EXERCISE TASK | Reproduce all of the data below without alteration; exclude every picture.

SOURCE DATA |
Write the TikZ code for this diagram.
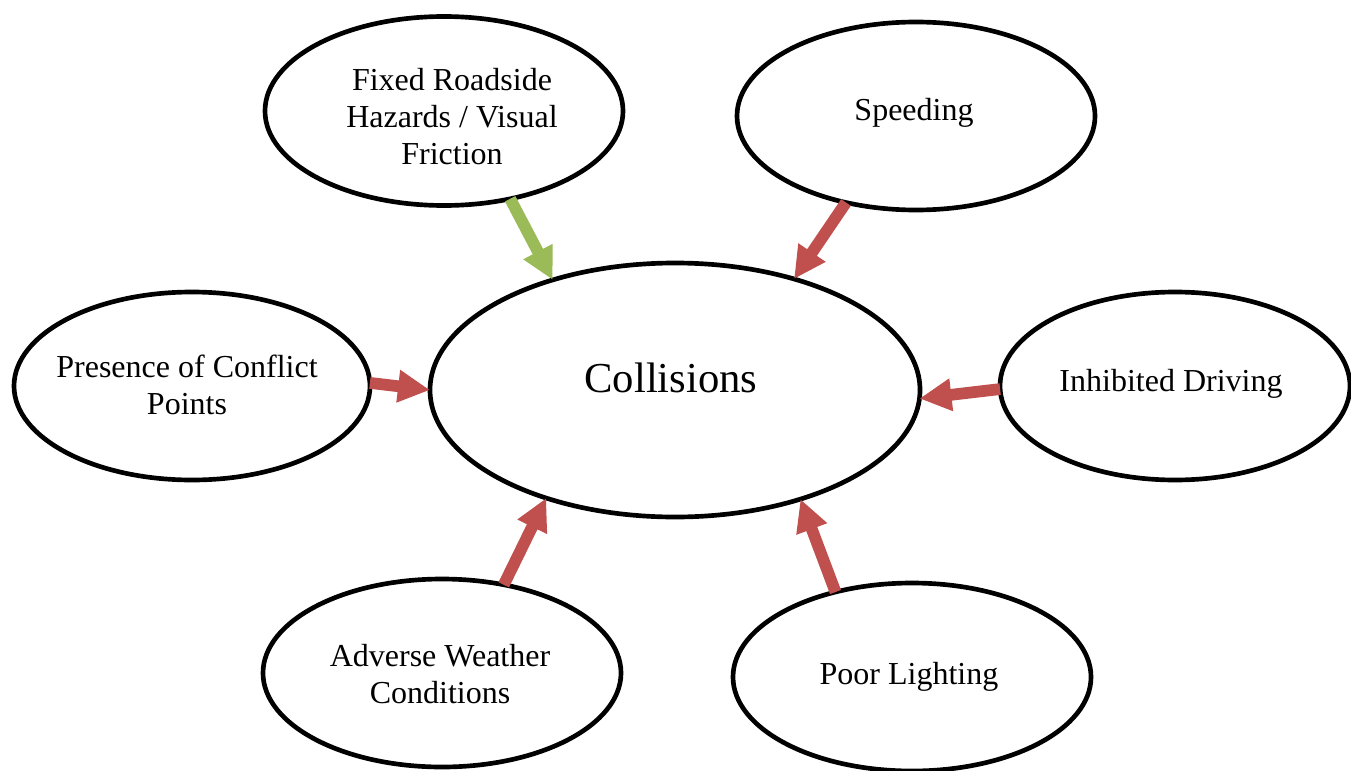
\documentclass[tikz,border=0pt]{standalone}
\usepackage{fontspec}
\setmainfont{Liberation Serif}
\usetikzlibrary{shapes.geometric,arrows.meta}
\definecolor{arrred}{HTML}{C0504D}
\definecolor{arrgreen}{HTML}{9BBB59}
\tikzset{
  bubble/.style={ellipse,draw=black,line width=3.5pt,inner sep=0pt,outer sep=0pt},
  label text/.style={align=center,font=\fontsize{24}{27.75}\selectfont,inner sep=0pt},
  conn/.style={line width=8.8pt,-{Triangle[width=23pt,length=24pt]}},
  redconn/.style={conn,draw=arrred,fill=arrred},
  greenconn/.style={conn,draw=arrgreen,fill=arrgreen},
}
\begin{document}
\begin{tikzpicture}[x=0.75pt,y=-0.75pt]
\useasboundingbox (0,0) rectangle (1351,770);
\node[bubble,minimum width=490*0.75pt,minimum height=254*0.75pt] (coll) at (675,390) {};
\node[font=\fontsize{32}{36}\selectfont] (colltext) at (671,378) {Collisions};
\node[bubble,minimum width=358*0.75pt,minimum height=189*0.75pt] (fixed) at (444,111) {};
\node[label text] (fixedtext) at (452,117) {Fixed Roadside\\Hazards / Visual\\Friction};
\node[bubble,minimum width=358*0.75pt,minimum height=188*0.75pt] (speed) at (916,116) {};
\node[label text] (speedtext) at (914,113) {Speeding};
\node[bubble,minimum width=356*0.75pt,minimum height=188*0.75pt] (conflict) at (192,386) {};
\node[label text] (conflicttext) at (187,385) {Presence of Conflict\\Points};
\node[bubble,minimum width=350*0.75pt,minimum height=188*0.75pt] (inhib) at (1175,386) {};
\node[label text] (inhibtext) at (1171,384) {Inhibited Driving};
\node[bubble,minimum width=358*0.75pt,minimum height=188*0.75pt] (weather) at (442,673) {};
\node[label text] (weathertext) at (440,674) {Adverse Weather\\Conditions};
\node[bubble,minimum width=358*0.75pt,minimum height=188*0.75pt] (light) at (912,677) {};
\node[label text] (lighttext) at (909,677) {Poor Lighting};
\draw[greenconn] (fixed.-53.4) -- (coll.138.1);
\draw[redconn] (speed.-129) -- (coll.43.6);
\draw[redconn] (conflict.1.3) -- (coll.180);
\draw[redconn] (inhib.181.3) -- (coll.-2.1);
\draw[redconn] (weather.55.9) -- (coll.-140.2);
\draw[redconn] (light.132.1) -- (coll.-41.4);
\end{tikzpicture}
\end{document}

PROBLEM SOLUTION |
Write the TikZ code for this diagram.
\documentclass[tikz,border=0pt]{standalone}
\usepackage{fontspec}
\setmainfont{Liberation Serif}
\usetikzlibrary{shapes.geometric,arrows.meta}
\definecolor{arrred}{HTML}{C0504D}
\definecolor{arrgreen}{HTML}{9BBB59}
\tikzset{
  bubble/.style={ellipse,draw=black,line width=3.5pt,inner sep=0pt,outer sep=0pt},
  label text/.style={align=center,font=\fontsize{24}{27.75}\selectfont,inner sep=0pt},
  conn/.style={line width=8.8pt,-{Triangle[width=23pt,length=24pt]}},
  redconn/.style={conn,draw=arrred,fill=arrred},
  greenconn/.style={conn,draw=arrgreen,fill=arrgreen},
}
\begin{document}
\begin{tikzpicture}[x=0.75pt,y=-0.75pt]
\useasboundingbox (0,0) rectangle (1351,770);
\node[bubble,minimum width=490*0.75pt,minimum height=254*0.75pt] (coll) at (675,390) {};
\node[font=\fontsize{32}{36}\selectfont] (colltext) at (671,378) {Collisions};
\node[bubble,minimum width=358*0.75pt,minimum height=189*0.75pt] (fixed) at (444,111) {};
\node[label text] (fixedtext) at (452,117) {Fixed Roadside\\Hazards / Visual\\Friction};
\node[bubble,minimum width=358*0.75pt,minimum height=188*0.75pt] (speed) at (916,116) {};
\node[label text] (speedtext) at (914,113) {Speeding};
\node[bubble,minimum width=356*0.75pt,minimum height=188*0.75pt] (conflict) at (192,386) {};
\node[label text] (conflicttext) at (187,385) {Presence of Conflict\\Points};
\node[bubble,minimum width=350*0.75pt,minimum height=188*0.75pt] (inhib) at (1175,386) {};
\node[label text] (inhibtext) at (1171,384) {Inhibited Driving};
\node[bubble,minimum width=358*0.75pt,minimum height=188*0.75pt] (weather) at (442,673) {};
\node[label text] (weathertext) at (440,674) {Adverse Weather\\Conditions};
\node[bubble,minimum width=358*0.75pt,minimum height=188*0.75pt] (light) at (912,677) {};
\node[label text] (lighttext) at (909,677) {Poor Lighting};
\draw[greenconn] (fixed.-53.4) -- (coll.138.1);
\draw[redconn] (speed.-129) -- (coll.43.6);
\draw[redconn] (conflict.1.3) -- (coll.180);
\draw[redconn] (inhib.181.3) -- (coll.-2.1);
\draw[redconn] (weather.55.9) -- (coll.-140.2);
\draw[redconn] (light.132.1) -- (coll.-41.4);
\end{tikzpicture}
\end{document}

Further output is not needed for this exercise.